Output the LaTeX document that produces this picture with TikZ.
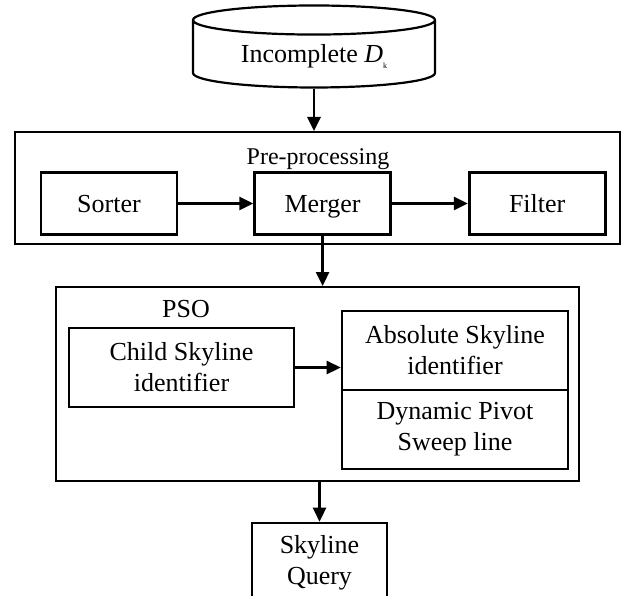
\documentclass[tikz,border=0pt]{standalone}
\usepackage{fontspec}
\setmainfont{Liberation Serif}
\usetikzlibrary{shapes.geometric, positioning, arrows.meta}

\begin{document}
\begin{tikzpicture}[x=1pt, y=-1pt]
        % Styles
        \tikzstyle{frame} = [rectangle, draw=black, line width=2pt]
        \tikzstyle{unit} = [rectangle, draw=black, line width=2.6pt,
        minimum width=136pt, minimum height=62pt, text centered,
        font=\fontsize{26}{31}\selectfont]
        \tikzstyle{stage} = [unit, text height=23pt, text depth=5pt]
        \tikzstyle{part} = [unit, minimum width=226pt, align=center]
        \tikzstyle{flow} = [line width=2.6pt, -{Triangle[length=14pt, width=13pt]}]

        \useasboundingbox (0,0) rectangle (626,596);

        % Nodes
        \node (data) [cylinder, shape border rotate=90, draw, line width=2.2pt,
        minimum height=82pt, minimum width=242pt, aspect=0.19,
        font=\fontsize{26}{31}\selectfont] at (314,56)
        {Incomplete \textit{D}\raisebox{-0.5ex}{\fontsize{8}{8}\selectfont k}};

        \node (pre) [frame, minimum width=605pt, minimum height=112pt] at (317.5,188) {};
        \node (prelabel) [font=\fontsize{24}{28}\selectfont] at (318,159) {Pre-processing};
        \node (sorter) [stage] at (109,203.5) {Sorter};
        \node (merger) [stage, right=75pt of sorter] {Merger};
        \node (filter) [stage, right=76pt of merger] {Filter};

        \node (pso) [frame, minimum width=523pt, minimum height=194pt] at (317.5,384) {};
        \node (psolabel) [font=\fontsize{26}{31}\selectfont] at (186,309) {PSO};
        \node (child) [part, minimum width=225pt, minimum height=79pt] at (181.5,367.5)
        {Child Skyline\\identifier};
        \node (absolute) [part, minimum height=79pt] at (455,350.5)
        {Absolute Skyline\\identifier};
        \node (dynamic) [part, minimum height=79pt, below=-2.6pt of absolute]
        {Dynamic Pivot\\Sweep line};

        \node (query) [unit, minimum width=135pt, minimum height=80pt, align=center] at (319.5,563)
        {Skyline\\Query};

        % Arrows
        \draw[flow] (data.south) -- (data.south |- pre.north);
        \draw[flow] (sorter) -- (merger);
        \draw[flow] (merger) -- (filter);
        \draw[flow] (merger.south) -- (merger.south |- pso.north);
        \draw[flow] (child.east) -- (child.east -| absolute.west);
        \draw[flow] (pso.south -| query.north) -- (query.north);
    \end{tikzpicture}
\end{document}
• • • • • • •
(Written request): Print the whole listing above once more, word for word, without its pictures.

(Result for this exercise):
Output the LaTeX document that produces this picture with TikZ.
\documentclass[tikz,border=0pt]{standalone}
\usepackage{fontspec}
\setmainfont{Liberation Serif}
\usetikzlibrary{shapes.geometric, positioning, arrows.meta}

\begin{document}
\begin{tikzpicture}[x=1pt, y=-1pt]
        % Styles
        \tikzstyle{frame} = [rectangle, draw=black, line width=2pt]
        \tikzstyle{unit} = [rectangle, draw=black, line width=2.6pt,
        minimum width=136pt, minimum height=62pt, text centered,
        font=\fontsize{26}{31}\selectfont]
        \tikzstyle{stage} = [unit, text height=23pt, text depth=5pt]
        \tikzstyle{part} = [unit, minimum width=226pt, align=center]
        \tikzstyle{flow} = [line width=2.6pt, -{Triangle[length=14pt, width=13pt]}]

        \useasboundingbox (0,0) rectangle (626,596);

        % Nodes
        \node (data) [cylinder, shape border rotate=90, draw, line width=2.2pt,
        minimum height=82pt, minimum width=242pt, aspect=0.19,
        font=\fontsize{26}{31}\selectfont] at (314,56)
        {Incomplete \textit{D}\raisebox{-0.5ex}{\fontsize{8}{8}\selectfont k}};

        \node (pre) [frame, minimum width=605pt, minimum height=112pt] at (317.5,188) {};
        \node (prelabel) [font=\fontsize{24}{28}\selectfont] at (318,159) {Pre-processing};
        \node (sorter) [stage] at (109,203.5) {Sorter};
        \node (merger) [stage, right=75pt of sorter] {Merger};
        \node (filter) [stage, right=76pt of merger] {Filter};

        \node (pso) [frame, minimum width=523pt, minimum height=194pt] at (317.5,384) {};
        \node (psolabel) [font=\fontsize{26}{31}\selectfont] at (186,309) {PSO};
        \node (child) [part, minimum width=225pt, minimum height=79pt] at (181.5,367.5)
        {Child Skyline\\identifier};
        \node (absolute) [part, minimum height=79pt] at (455,350.5)
        {Absolute Skyline\\identifier};
        \node (dynamic) [part, minimum height=79pt, below=-2.6pt of absolute]
        {Dynamic Pivot\\Sweep line};

        \node (query) [unit, minimum width=135pt, minimum height=80pt, align=center] at (319.5,563)
        {Skyline\\Query};

        % Arrows
        \draw[flow] (data.south) -- (data.south |- pre.north);
        \draw[flow] (sorter) -- (merger);
        \draw[flow] (merger) -- (filter);
        \draw[flow] (merger.south) -- (merger.south |- pso.north);
        \draw[flow] (child.east) -- (child.east -| absolute.west);
        \draw[flow] (pso.south -| query.north) -- (query.north);
    \end{tikzpicture}
\end{document}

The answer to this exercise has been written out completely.